In a world that is both beautiful and ugly at all times, my reckless optimism has often been confused with unbridled madness. Along those lines, in spite of another brutal PAC-12 schedule ahead, Stanford’s proven talent on the offensive side cannot be disputed. Subsequently, here are a handful of reasons why they will carry this team to the promised land in ’19, which happens to be in Pasadena by the way.
First: Bryce Love. What can I say, the young man is so good at playing football, that he wants to be a doctor. Seriously though, between his performance last year on one leg (2,118 yards rushing / 8.1 yards per carry / 19 TD’s), and Christian McCaffrey’s on two back in ’15-’16 (3,864 all-purpose yards *most all-time in a single season / 2,019 rushing yards / 6.0 yards per carry / 645 recieving yards / 15 TD’s), have two players ever been more robbed of a Heisman trophy? Well, throw Marshall Faulk on that esteemed list and we can call it ‘The Holy Trinity’ of Heisman hoaxes. In any case, look for a healthy Bryce Love to thrive behind his massive and talented offensive line this fall.
Second: In perfect transition, the next justification for my prediction is that impressive O-Line unit, known as ‘The Tunnel Workers Union’ on The Farm. Stanford has become a factory for NFL offensive linemen over the past decade, and this year’s group is no different. Junior guard Nate Herbig (6’5” / 355 lbs) is a monster, and was 1st Team All-PAC 12 last season, while senior Jesse Burkett (6’4” / 314 lbs) is widely heralded as the best center in the PAC-12. In addition, sophomore tackle Walker Little (6’8” / 321 lbs) and sophomore guard Foster Sarell (6’8” / 321 lbs) are elite talents respectively, and should both be recognized as All-Americans before their time at the university is done. With senior tackle A.T. Hall (6’6” / 311 lbs) also back in the mix, all five starters return from last year for the Cardinal, and all are pro talents.

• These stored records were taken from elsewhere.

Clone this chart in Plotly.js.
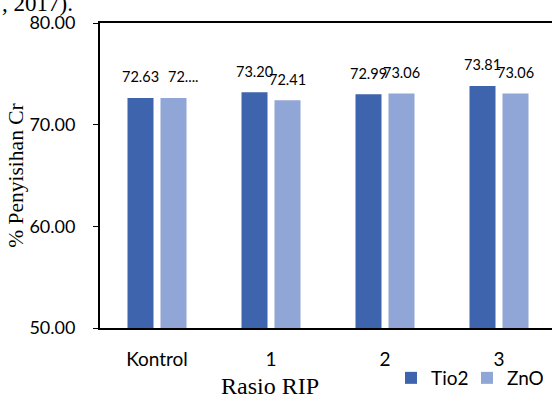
<!DOCTYPE html>
<html>
<head>
<meta charset="utf-8">
<script src="https://cdn.plot.ly/plotly-3.0.1.min.js"></script>
<style>
html,body{margin:0;padding:0;overflow:hidden;background:#fff;width:552px;height:397px;}
#chart{width:560px;height:397px;}
</style>
</head>
<body>
<div id="chart"></div>
<script>
const categories = ["Kontrol", "1", "2", "3"];
const seriesNames = ["Tio2", "ZnO"];
const tio2Values = [72.63, 73.20, 72.99, 73.81];
const znoValues = [72.63, 72.41, 73.06, 73.06];
const tio2Labels = ["72.63", "73.20", "72.99", "73.81"];
const znoLabels = ["72....", "72.41", "73.06", "73.06"];
const yTickValues = [50, 60, 70, 80];
const yTickLabels = ["50.00", "60.00", "70.00", "80.00"];

const colTio2 = "#3D64AD";
const colZnO = "#8FA6D6";
const sans = "Lato, 'Open Sans', sans-serif";
const serif = "'Liberation Serif', 'DejaVu Serif', serif";

const traces = [
  {type: "bar", name: seriesNames[0], x: categories, y: tio2Values,
   marker: {color: colTio2}, hoverinfo: "none"},
  {type: "bar", name: seriesNames[1], x: categories, y: znoValues,
   marker: {color: colZnO}, hoverinfo: "none"}
];

const annotations = [];
categories.forEach((c, i) => {
  annotations.push({x: c, y: tio2Values[i], xref: "x", yref: "y", text: tio2Labels[i],
    showarrow: false, xshift: -16.5, yshift: 21, yanchor: "middle",
    font: {family: sans, size: 14.5, color: "#000"}});
  annotations.push({x: c, y: znoValues[i], xref: "x", yref: "y", text: znoLabels[i],
    showarrow: false, xshift: i === 0 ? 26 : 16.5, yshift: 21, yanchor: "middle",
    font: {family: sans, size: 14.5, color: "#000"}});
});
annotations.push({xref: "paper", yref: "paper", x: (270 - 100) / 456, y: -0.19,
  text: "Rasio RIP", showarrow: false, xanchor: "center", yanchor: "middle",
  font: {family: serif, size: 24, color: "#000"}});
annotations.push({xref: "paper", yref: "paper", x: -100 / 456, y: 1.015,
  text: ", 2017).", showarrow: false, xanchor: "left", yanchor: "bottom",
  font: {family: serif, size: 23, color: "#000"}});

const layout = {
  width: 560, height: 397,
  margin: {l: 100, r: 4, t: 23, b: 69, pad: 0, autoexpand: false},
  paper_bgcolor: "#fff", plot_bgcolor: "#fff",
  barmode: "group", bargap: 0.421, bargroupgap: 0.212,
  showlegend: true,
  legend: {orientation: "h", xref: "container", yref: "container",
    x: 391 / 560, xanchor: "left", y: 1 - 378 / 397, yanchor: "middle",
    font: {family: sans, size: 19, color: "#000"}, entrywidth: 31, entrywidthmode: "pixels",
    bgcolor: "rgba(0,0,0,0)"},
  xaxis: {type: "category", range: [-0.5, 3.5], showline: true, linecolor: "#000", linewidth: 2,
    mirror: true, ticks: "", showgrid: false, zeroline: false, ticklabelstandoff: 13,
    tickfont: {family: sans, size: 19, color: "#000"}, fixedrange: true, automargin: false},
  yaxis: {range: [50, 80], showline: true, linecolor: "#000", linewidth: 2,
    ticks: "outside", ticklen: 5, tickwidth: 1, tickcolor: "#000",
    tickvals: yTickValues, ticktext: yTickLabels, showgrid: false, zeroline: false,
    ticklabelstandoff: 14, tickfont: {family: sans, size: 18, color: "#000"},
    title: {text: "% Penyisihan Cr", font: {family: serif, size: 21.5, color: "#000"}, standoff: 0},
    fixedrange: true, automargin: false},
  annotations: annotations
};

Plotly.newPlot("chart", traces, layout, {staticPlot: true, displayModeBar: false});
</script>
</body>
</html>
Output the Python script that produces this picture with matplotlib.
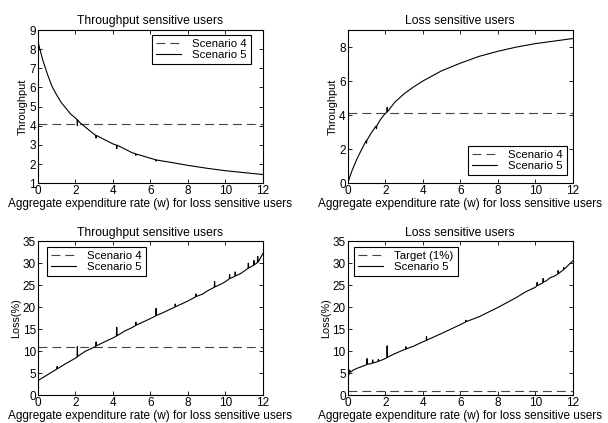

Without question, they are the strongest and most experienced offensive line unit in the conference.
Third: Quarterback K.J. Costello has battled injuries since last season, but projects to be back at full strength for the opener against SDSU. When healthy, he has shown to be the dynamic passer that Stanford needs to maintain a balanced offensive attack. His arm strength and accuracy are top end when his body is right, while his athleticism and field awareness are both surprisingly sufficient. Not unlike Blue Horseshoe loved Anacott Steel in the late 80’s, I love K.J. Costello’s stock to skyrocket in 2018-2019.
Fourth: The Stanford recieving corp is as talent rich as it has been in years, and the unquestionable leader of the group is senior deep threat J.J. Arcega-Whiteside. His ability to create space with his large frame, and to catch the ball in heavy traffic when need be, set him apart. Fellow senior receiver Trenton Irwin has great hands, runs precise routes, and is tough as nails, while sophomore wideout Connor Wedington is a pure athlete. In terms of tight ends, junior Kaden Smith and sophomore Colby Parkinson may be the best TE duo in the country, and both will eventually play on Sundays. In summation, with teams stacking the box against Mr. Love this year, the passing game should be very successful as a counterattack measure.
Fifth: Head Coach David Shaw. He remains as fine a leader of men as you will find in the sport, and last season he passed Glenn “Pop” Warner to become the winningest football coach in the history of the university. Enough said. Roll Red.